# crossover setting help



## lstcktn (Jun 14, 2011)

Hey guys

this is my first postand mny first home cinema system,hoping you can help me setup my speakers as the crossover setting are giving me a headache

i have a Tx-nr609 and the minx s215 speakers

the speaker specs are:-
Min 10 speaker
Frequency Response: 140Hz-20kHz

X200 subwoofer
Frequency Response: 39Hz (-6dB) – 200Hz
Crossover: Active – variable 50Hz-200Hz

i have run the auto setup and it set the as:-

front 150hz
centre 120hz
surround 150hz 
sub 80hz

would you change these setting?

thanks in advance for any advice given

lee


----------



## eugovector (Sep 4, 2006)

If by "sub" you mean LFE, that should be set to 120HZ. Leave the other settings as is.


----------



## ojojunkie (Jun 23, 2010)

Welcome to HTS. 

Have you tried to recalibrate again to confirm the settings? Actually, there's no harm to manually adjust some settings to suit your taste. I noticed that the cut from 80hz but the speakers lowest at 120hz which seems there's freq. gap in between.Try to adjust in the AVR X-over 120-150 and listen to any difference and lock-it in when you get balance sound of the speakers & sub.
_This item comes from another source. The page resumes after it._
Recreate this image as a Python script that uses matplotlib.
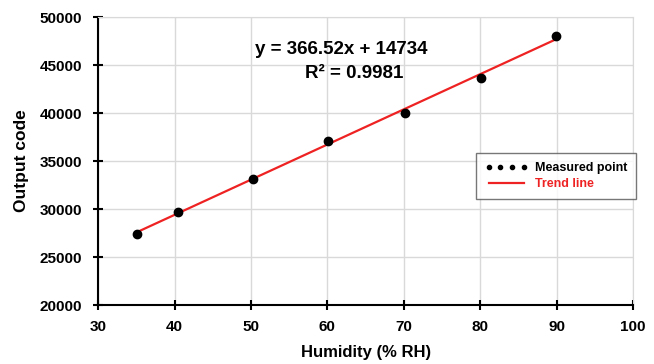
import matplotlib as mpl

mpl.use("Agg")
import matplotlib.pyplot as plt
import numpy as np

plt.rcParams["font.family"] = ["Liberation Sans", "DejaVu Sans"]
plt.rcParams["font.weight"] = "bold"

# Measured points
humidity = [35.1, 40.5, 50.3, 60.1, 70.2, 80.1, 89.9]
output_code = [27450, 29700, 33150, 37050, 40050, 43650, 48050]

# Fitted trend line coefficients
slope = 366.52
intercept = 14734

x_ticks = [30, 40, 50, 60, 70, 80, 90, 100]
y_ticks = [20000, 25000, 30000, 35000, 40000, 45000, 50000]

fig = plt.figure(figsize=(6.54, 3.64), dpi=100)
ax = fig.add_axes([0.150, 0.162, 0.818, 0.791])

xs = np.array([min(humidity), max(humidity)])
ax.plot(xs, slope * xs + intercept, color="#ee2222", lw=1.6, zorder=2)
ax.plot(humidity, output_code, "o", color="black", ms=6, zorder=3)

ax.set_xlim(30, 100)
ax.set_ylim(20000, 50000)
ax.set_xticks(x_ticks)
ax.set_yticks(y_ticks)
ax.grid(True, color="#d9d9d9", lw=1)
ax.set_axisbelow(True)
for side in ("top", "right"):
    ax.spines[side].set_color("#d9d9d9")
for side in ("left", "bottom"):
    ax.spines[side].set_linewidth(1.5)
ax.tick_params(axis="both", labelsize=11, width=1.5, length=7, direction="inout")
ax.tick_params(axis="x", pad=7)
ax.tick_params(axis="y", pad=8)
for lab in ax.get_xticklabels() + ax.get_yticklabels():
    lab.set_fontweight("bold")

ax.set_xlabel("Humidity (% RH)", fontsize=12, fontweight="bold", labelpad=8)
ax.set_ylabel("Output code", fontsize=12.5, fontweight="bold", labelpad=8)

ax.text(61.8, 46600, "y = 366.52x + 14734", fontsize=13.5, fontweight="bold",
        ha="center", va="center")
ax.text(63.5, 44150, "R² = 0.9981", fontsize=13.5, fontweight="bold",
        ha="center", va="center")

h_pts = mpl.lines.Line2D([], [], ls="none", marker="o", color="black", ms=3)
h_line = mpl.lines.Line2D([], [], color="#ee2222", lw=1.6)
leg = ax.legend([h_pts, h_line], ["Measured point", "Trend line"],
                loc="upper left", bbox_to_anchor=(0.7065, 0.527), numpoints=4,
                fontsize=9, frameon=True, fancybox=False, borderpad=0.7,
                handlelength=3.4, handletextpad=0.6, labelspacing=0.35,
                borderaxespad=0)
leg.get_frame().set_edgecolor("#555555")
leg.get_frame().set_linewidth(1.0)
leg.get_texts()[1].set_color("#ee2222")
for t in leg.get_texts():
    t.set_fontweight("bold")

fig.savefig("out.png", dpi=100)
Dial up the SUB x-over same or past your AVR's setting.


----------



## robbo266317 (Sep 22, 2008)

Welcome to HTS.

I have the Onkyo 607 and I have found it's setup to be pretty good. The only thing I needed to adjust was the gain on the sub. I turned it down a little, however that just might be my personal taste.

Cheers,
Bill.


----------